On 6/8/2022 3:20 AM, Alex Williamson wrote:
> On Fri, 3 Jun 2022 15:49:27 +0530
> Abhishek Sahu <abhsahu@nvidia.com> wrote:
> 
>> On 6/2/2022 11:14 PM, Alex Williamson wrote:
>>> On Thu, 2 Jun 2022 17:22:03 +0530
>>> Abhishek Sahu <abhsahu@nvidia.com> wrote:
>>>   
>>>> On 6/1/2022 9:51 PM, Alex Williamson wrote:  
>>>>> On Wed, 1 Jun 2022 15:19:07 +0530
>>>>> Abhishek Sahu <abhsahu@nvidia.com> wrote:
>>>>>     
>>>>>> On 6/1/2022 4:22 AM, Alex Williamson wrote:    
>>>>>>> On Tue, 31 May 2022 16:43:04 -0300
>>>>>>> Jason Gunthorpe <jgg@nvidia.com> wrote:
>>>>>>>       
>>>>>>>> On Tue, May 31, 2022 at 05:44:11PM +0530, Abhishek Sahu wrote:      
>>>>>>>>> On 5/30/2022 5:55 PM, Jason Gunthorpe wrote:        
>>>>>>>>>> On Mon, May 30, 2022 at 04:45:59PM +0530, Abhishek Sahu wrote:
>>>>>>>>>>         
>>>>>>>>>>>  1. In real use case, config or any other ioctl should not come along
>>>>>>>>>>>     with VFIO_DEVICE_FEATURE_POWER_MANAGEMENT ioctl request.
>>>>>>>>>>>  
>>>>>>>>>>>  2. Maintain some 'access_count' which will be incremented when we
>>>>>>>>>>>     do any config space access or ioctl.        
>>>>>>>>>>
>>>>>>>>>> Please don't open code locks - if you need a lock then write a proper
>>>>>>>>>> lock.

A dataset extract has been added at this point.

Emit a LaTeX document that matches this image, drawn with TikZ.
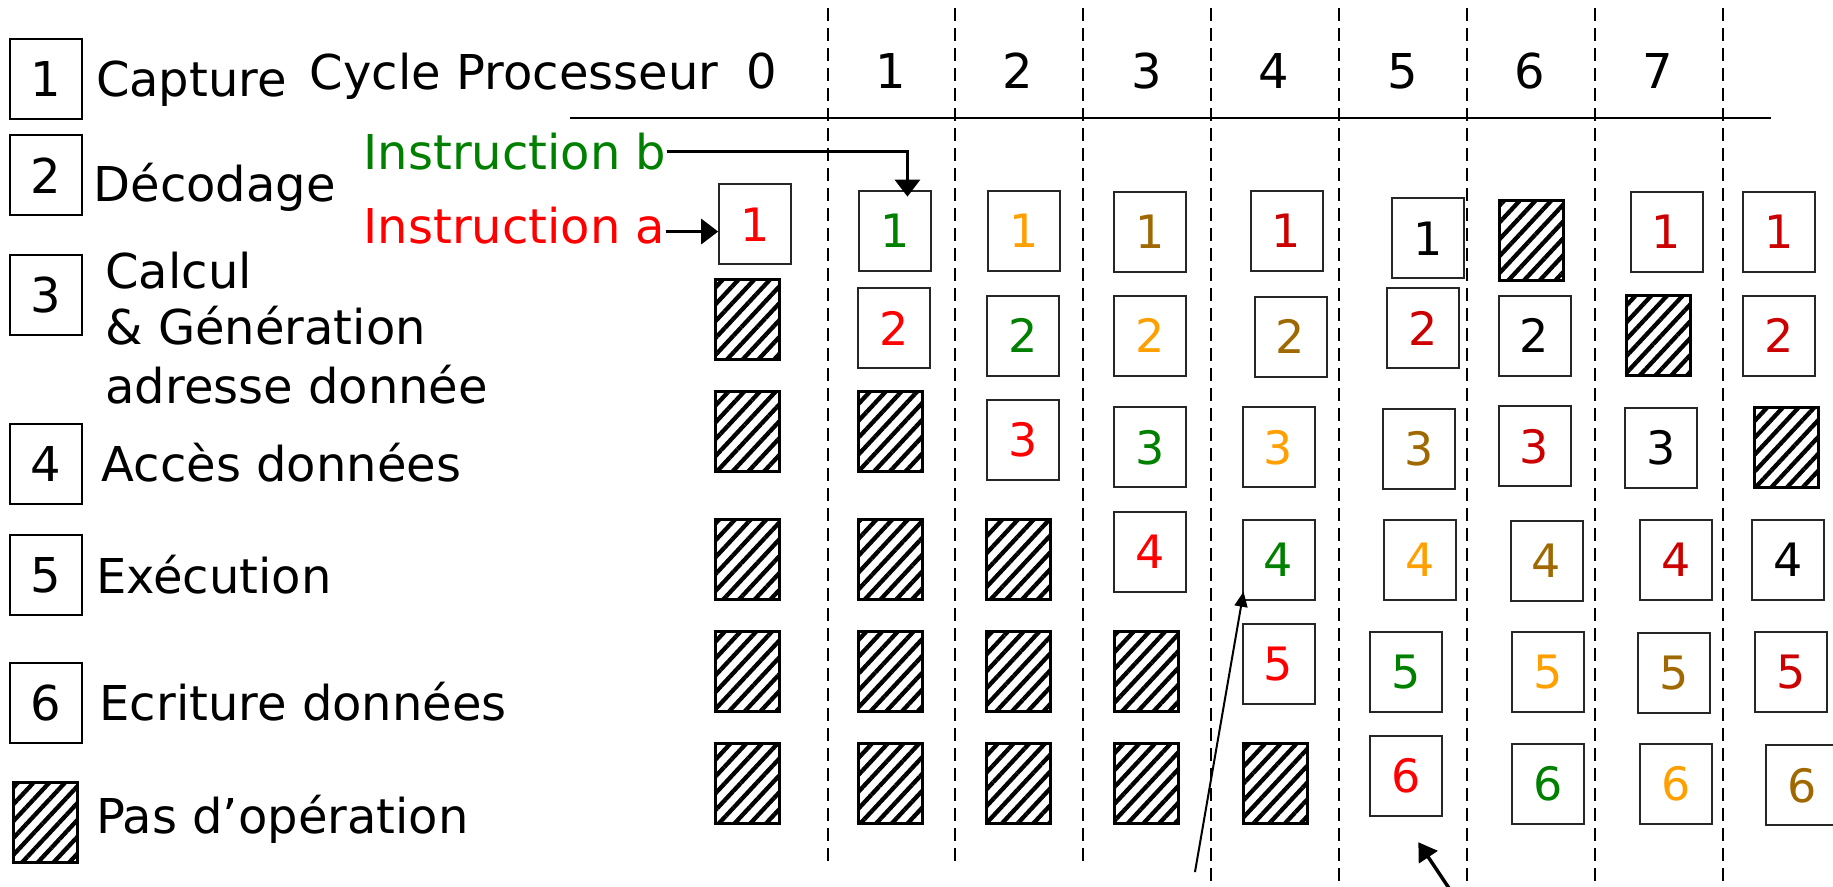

You can use the 'try' variants to bail out in cases where that
>>>>>>>>>> is appropriate.
>>>>>>>>>>
>>>>>>>>>> Jason        
>>>>>>>>>
>>>>>>>>>  Thanks Jason for providing your inputs.
>>>>>>>>>
>>>>>>>>>  In that case, should I introduce new rw_semaphore (For example
>>>>>>>>>  power_lock) and move ‘platform_pm_engaged’ under ‘power_lock’ ?        
>>>>>>>>
>>>>>>>> Possibly, this is better than an atomic at least
>>>>>>>>      
>>>>>>>>>  1. At the beginning of config space access or ioctl, we can take the
>>>>>>>>>     lock
>>>>>>>>>  
>>>>>>>>>      down_read(&vdev->power_lock);        
>>>>>>>>
>>>>>>>> You can also do down_read_trylock() here and bail out as you were
>>>>>>>> suggesting with the atomic.
>>>>>>>>
>>>>>>>> trylock doesn't have lock odering rules because it can't sleep so it
>>>>>>>> gives a bit more flexability when designing the lock ordering.
>>>>>>>>
>>>>>>>> Though userspace has to be able to tolerate the failure, or never make
>>>>>>>> the request.
>>>>>>>>      
>>>>>>
>>>>>>  Thanks Alex and Jason for providing your inputs.
>>>>>>
>>>>>>  Using down_read_trylock() along with Alex suggestion seems fine.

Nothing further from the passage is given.